Tecnologia de uso interno e no fronto office
Ainda assim, estas aplicabilidades da tecnologia disponível ao sector passam, sobretudo, por processos internos das firmas. O caminho no futuro, antecipa Diogo Pereira Duarte, passará também pelo recurso a meios tecnológicos “nas áreas de front office e para o desenvolvimento de interações com clientes, sobretudo por canais digitais com diminuição de intervenção humana”.

“A generalização da utilização das tecnologias de registo descentralizado, smart contracts e ativos virtuais nas áreas tradicionais da assessoria financeira parece-me que será a grande inovação que poderemos esperar no futuro”, prevê, não deixando de lembrar os “novos riscos, em especial em matéria de resiliência operacional e proteção de investidores, que terão de ser analisados e enquadrados juridicamente”.

Parte desses riscos prendem-se com a sensibilidade da informação analisada nestas operações, que pode colocar riscos de privacidade aos clientes. Isso mesmo relembra Rui Almeida, CEO e managing partner da Moneris.

“No mundo atual, a informação e os dados são reis, sendo que as empresas que trabalham com informação financeira, como as de assessoria financeira, precisam de explorar como transformar essa informação em inteligência sem violar a confidencialidade do cliente, garantindo que conseguem dar melhor informação, mais tempestiva e relevante às empresas, garantindo um melhor suporte à sua tomada de decisão”, afirma, perspetivando neste aspeto um dos grandes desafios para este mercado no futuro.

Apesar das preocupações com cibersegurança que surgem destas novas capacidades e ferramentas, António Henriques antecipa fortes ganhos para o cliente de assessoria financeira.

“O conjunto de opções disponíveis (e ao alcance de um smartphone), associado ao conjunto de todas as tecnologias presentes ao longo da cadeia de valor, vão permitir democratizar os habituais serviços de gestão de patrimónios e de consultoria financeira, alcançando clientes que, no paradigma clássico, não teriam acesso”, projeta.

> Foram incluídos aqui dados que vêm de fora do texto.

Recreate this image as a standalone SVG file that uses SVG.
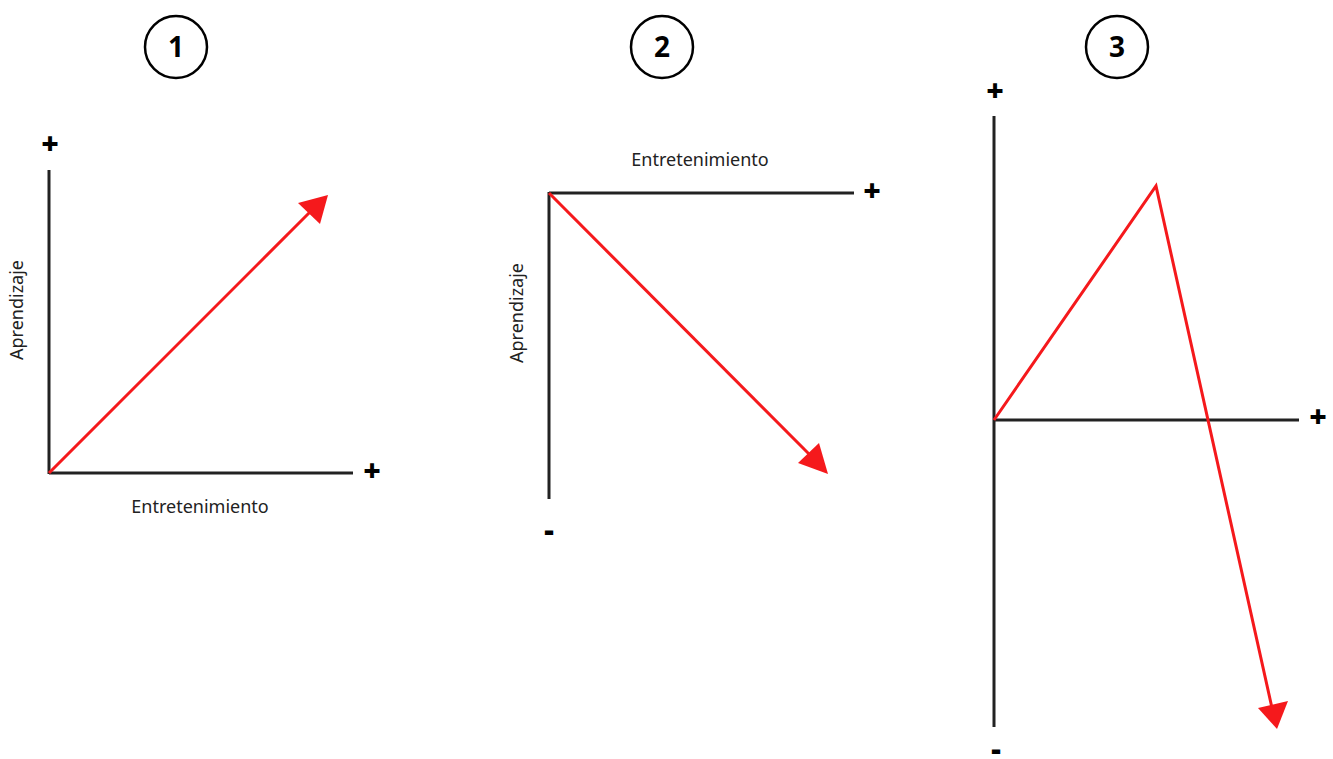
<svg xmlns="http://www.w3.org/2000/svg" width="1333" height="759" viewBox="0 0 1333 759">
  <defs>
    <style>
      .axis { stroke: #222; stroke-width: 3; fill: none; }
      .trend { stroke: #f5191c; stroke-width: 3; fill: none; }
      .head { fill: #f5191c; }
      .badge { fill: #fff; stroke: #000; stroke-width: 2.5; }
      .num { font-family: "Open Sans", "Noto Sans", sans-serif; font-weight: 700; font-size: 28px; text-anchor: middle; fill: #000; }
      .sign { font-family: "Open Sans", "Noto Sans", sans-serif; font-weight: 800; font-size: 30px; text-anchor: middle; fill: #000; }
      .lbl { font-family: "Noto Sans", "Open Sans", sans-serif; font-size: 18px; text-anchor: middle; fill: #222; }
    </style>
  </defs>

  <!-- numbered badges -->
  <g id="badge-1"><circle class="badge" cx="176" cy="47" r="31"/><text class="num" x="176" y="57">1</text></g>
  <g id="badge-2"><circle class="badge" cx="662" cy="47" r="31"/><text class="num" x="662" y="57">2</text></g>
  <g id="badge-3"><circle class="badge" cx="1117" cy="47" r="31"/><text class="num" x="1117" y="57">3</text></g>

  <!-- chart 1 -->
  <g id="chart-1">
    <path class="axis" d="M49 170 V474 M49 473 H353"/>
    <text class="sign" x="50" y="154">+</text>
    <text class="sign" x="372" y="481">+</text>
    <text class="lbl" x="200" y="513">Entretenimiento</text>
    <text class="lbl" transform="translate(23 310) rotate(-90)">Aprendizaje</text>
  </g>

  <!-- chart 2 -->
  <g id="chart-2">
    <path class="axis" d="M549 193 H854 M549 192 V499"/>
    <text class="sign" x="872" y="201">+</text>
    <text class="sign" x="549" y="541">-</text>
    <text class="lbl" x="700" y="166">Entretenimiento</text>
    <text class="lbl" transform="translate(523 313) rotate(-90)">Aprendizaje</text>
  </g>

  <!-- chart 3 -->
  <g id="chart-3">
    <path class="axis" d="M994 116 V727 M994 420 H1299"/>
    <text class="sign" x="995" y="101">+</text>
    <text class="sign" x="1318" y="427">+</text>
    <text class="sign" x="996" y="760">-</text>
  </g>

  <!-- connectors -->
  <g id="connectors">
    <path class="trend" d="M49 473 L312 210"/>
    <polygon class="head" points="328,195 298,203 320,224"/>
    <path class="trend" d="M549 193 L812 457"/>
    <polygon class="head" points="828,474 798,463 819,443"/>
    <path class="trend" stroke-linejoin="miter" d="M994 420 L1156 186 L1272 708"/>
    <polygon class="head" points="1277,729 1258,708 1288,701"/>
  </g>
</svg>
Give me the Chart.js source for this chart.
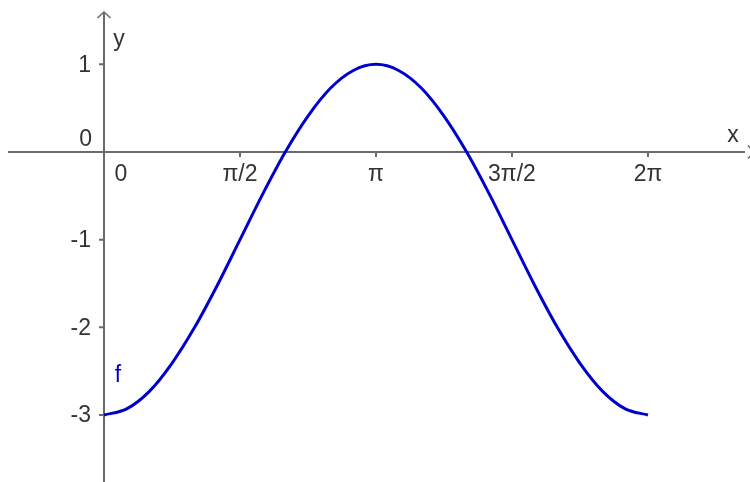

“Por outro lado, os processos de geração de ideias e de apoio à decisão vão melhorar substancialmente, apoiando quer o cliente diretamente quer o consultor para o investimento (esta função de consultor para o investimento irá passar, muito brevemente, a integrar as equipas de desenvolvimento de sistemas de informação e não tanto as clássicas equipas comerciais)”, conclui.